La sexualidad es uno de nuestros instintos más fuertes y que es necesario dominar. La invitación permanente que recibimos es a gozar del sexo «seguro», es decir sin responsabilidad y a facilitar los medios para que no tengamos que dominar el instinto sino darle rienda suelta. Los resultados están a la vista. Promiscuidad, más de cien mil abortos al año, fragilidad de las parejas, violencia de género, búsqueda compulsiva de una felicidad reducida a eso de «hacer el amor» pero que nada tiene de amor. La templanza en la sexualidad, exige la castidad y el dominio de nosotros mismos. Pero ¿quién se atreve a hablar de castidad antes y después del matrimonio?

Tampoco hay templanza en el uso de las cosas. No dominamos el impulso a adquirir cualquier cosa, aunque no nos haga ninguna falta. Nos creemos libres y somos esclavos de la permanente incitación al consumo y de las mismas cosas que compramos. Especialmente los adolescentes y los jóvenes son víctimas de su adicción a los videojuegos, chats, móviles, motocicletas, etc. La templaza en el uso de todas estas cosas exige haber sido iniciado en el dominio de la voluntad. En lugar de ello lo que oímos constantemente es lo de «me apetece» o «no me apetece», como razón última y suficiente de la conducta.

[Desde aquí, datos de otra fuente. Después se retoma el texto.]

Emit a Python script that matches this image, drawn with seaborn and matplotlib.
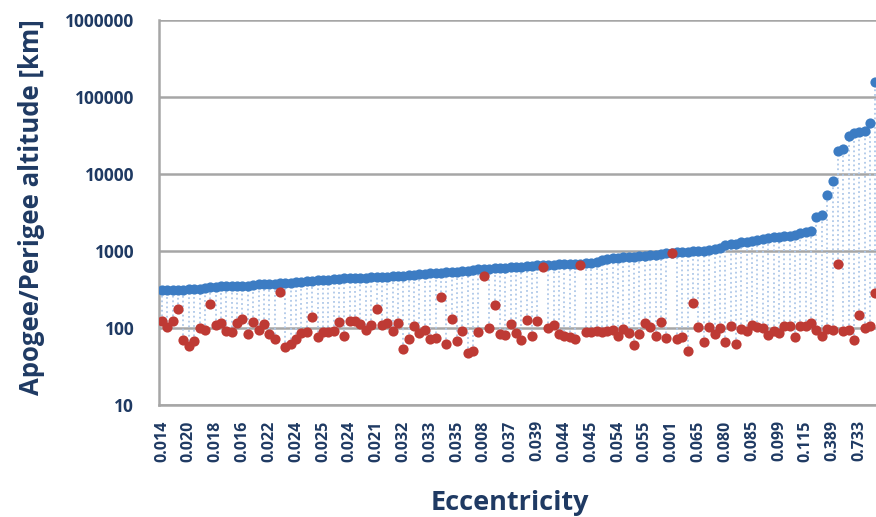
import numpy as np
import pandas as pd
import matplotlib
matplotlib.use("Agg")
import matplotlib.pyplot as plt
import seaborn as sns
from matplotlib.ticker import FixedLocator, NullFormatter

# ---- data ----
apogee_km = [
    310, 311, 312, 313, 315, 317, 319, 322, 330, 338,
    345, 347, 348, 349, 350, 351, 355, 362, 368, 371,
    373, 376, 380, 384, 387, 390, 396, 402, 408, 414,
    420, 425, 430, 435, 440, 443, 446, 449, 452, 455,
    457, 460, 465, 470, 475, 480, 487, 494, 500, 506,
    511, 516, 521, 526, 531, 535, 545, 556, 566, 577,
    588, 592, 597, 602, 606, 611, 619, 627, 635, 643,
    650, 655, 659, 664, 668, 673, 678, 683, 688, 693,
    698, 725, 760, 785, 800, 813, 824, 835, 846, 857,
    868, 884, 900, 916, 932, 948, 958, 968, 978, 989,
    999, 1010, 1030, 1060, 1090, 1200, 1215, 1220, 1290, 1320,
    1330, 1390, 1450, 1460, 1500, 1530, 1560, 1580, 1630, 1730,
    1780, 1820, 2800, 2900, 5350, 8100, 20000, 21000, 31000, 34000,
    35500, 36000, 46000, 155000,
]
perigee_km = [
    124, 104, 124, 175, 70, 58, 68, 99, 94, 205,
    109, 117, 91, 89, 117, 132, 83, 121, 94, 113,
    83, 71, 291, 56, 62, 73, 87, 89, 138, 77,
    89, 89, 92, 120, 79, 124, 122, 113, 94, 110,
    177, 108, 115, 92, 115, 54, 73, 106, 85, 94,
    71, 75, 250, 62, 131, 68, 91, 48, 51, 89,
    478, 100, 201, 84, 80, 113, 85, 70, 127, 79,
    123, 625, 100, 110, 84, 79, 76, 73, 658, 89,
    89, 92, 89, 92, 94, 79, 98, 87, 60, 83,
    115, 104, 79, 120, 75, 933, 73, 77, 50, 209,
    102, 66, 102, 84, 100, 66, 106, 62, 96, 91,
    108, 102, 99, 80, 92, 87, 106, 106, 76, 106,
    106, 115, 94, 79, 98, 94, 671, 92, 94, 70,
    149, 100, 106, 282,
]
ecc_tick_labels = ['0.014', '0.020', '0.018', '0.016', '0.022', '0.024', '0.025',
                   '0.024', '0.021', '0.032', '0.033', '0.035', '0.008', '0.037',
                   '0.039', '0.044', '0.045', '0.054', '0.055', '0.001', '0.065',
                   '0.080', '0.085', '0.099', '0.115', '0.389', '0.733']
label_step = 5
y_ticks = [10, 100, 1000, 10000, 100000, 1000000]

n = len(apogee_km)
df = pd.DataFrame({
    "idx": np.arange(n),
    "apogee": apogee_km,
    "perigee": perigee_km,
})

sns.set_style("white")
plt.rcParams['font.family'] = ['Open Sans', 'DejaVu Sans']

NAVY = '#1F3A63'
GRID = '#A6A6A6'
BLUE = '#3C7CC3'
RED = '#BE3A34'

fig = plt.figure(figsize=(8.76, 5.17), dpi=100)
ax = fig.add_axes([159.3 / 876, (517 - 405) / 517, (876 - 159.3) / 876, (405 - 20) / 517])

# dotted connectors (high-low lines)
ax.vlines(df["idx"], df["perigee"], df["apogee"], colors='#AFC8E8',
          linestyles=(0, (1.0, 1.6)), linewidth=1.3, zorder=1)

sns.scatterplot(data=df, x="idx", y="apogee", color=BLUE, s=54,
                edgecolor=BLUE, linewidth=0, ax=ax, zorder=3, clip_on=True)
sns.scatterplot(data=df, x="idx", y="perigee", color=RED, s=54,
                edgecolor=RED, linewidth=0, ax=ax, zorder=4, clip_on=True)

ax.set_yscale('log')
ax.set_ylim(10, 1000000)
ax.set_xlim(-0.5, 133.1)

ax.set_yticks(y_ticks)
ax.set_yticklabels([str(v) for v in y_ticks])
ax.yaxis.set_minor_locator(FixedLocator([]))
ax.yaxis.set_minor_formatter(NullFormatter())

ax.set_xticks(np.arange(0, n, label_step)[:len(ecc_tick_labels)])
ax.set_xticklabels(ecc_tick_labels, rotation=90)
ax.xaxis.set_minor_locator(FixedLocator(np.arange(-0.5, n, 0.5)))

ax.grid(axis='y', which='major', color=GRID, linewidth=1.8)
ax.grid(axis='x', visible=False)
ax.set_axisbelow(True)

for s in ['top', 'right']:
    ax.spines[s].set_visible(False)
for s in ['left', 'bottom']:
    ax.spines[s].set_color(GRID)
    ax.spines[s].set_linewidth(1.8)

ax.tick_params(axis='x', which='major', length=5, width=1.0, color=GRID,
               labelsize=11.5, labelcolor=NAVY, pad=6)
ax.tick_params(axis='x', which='minor', length=5, width=0.8, color=GRID)
ax.tick_params(axis='y', which='major', length=5, width=1.5, color=GRID,
               labelsize=12.5, labelcolor=NAVY, pad=13)
for lab in ax.get_xticklabels() + ax.get_yticklabels():
    lab.set_fontweight('bold')

ax.set_xlabel('Eccentricity', fontsize=19.5, fontweight='bold', color=NAVY)
ax.xaxis.set_label_coords(0.489, -0.2545)
ax.xaxis.label.set_va('center')
ax.set_ylabel('Apogee/Perigee altitude [km]', fontsize=18.5, fontweight='bold',
              color=NAVY)
ax.yaxis.set_label_coords(-0.178, 0.514)
ax.yaxis.label.set_va('center')

fig.savefig('out.png', dpi=100)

Usar de la prudencia para fijar los objetivos de nuestra vida, discerniendo entre lo bueno y lo malo, lo verdadero y lo falso, mantener una insobornable inclinación a la justicia, tener la fortaleza suficiente para mantener nuestros objetivos y nuestros compromisos, ejercitarnos en la templaza para someter nuestros instintos y apetitos al dominio de la razón, son virtudes humanas, válidas para cualquiera que sea honesto consigo mismo.

Decía Ovidio: veo lo que es mejor y lo apruebo, pero sigo lo que es peor. Es posible que nuestra voluntad no consiga seguir siempre lo mejor pero el que es constante en buscarlo seguramente encontrará otras virtudes sobrenaturales, más allá de las naturales, que le ayudarán a encontrar horizontes más amplios a su existencia.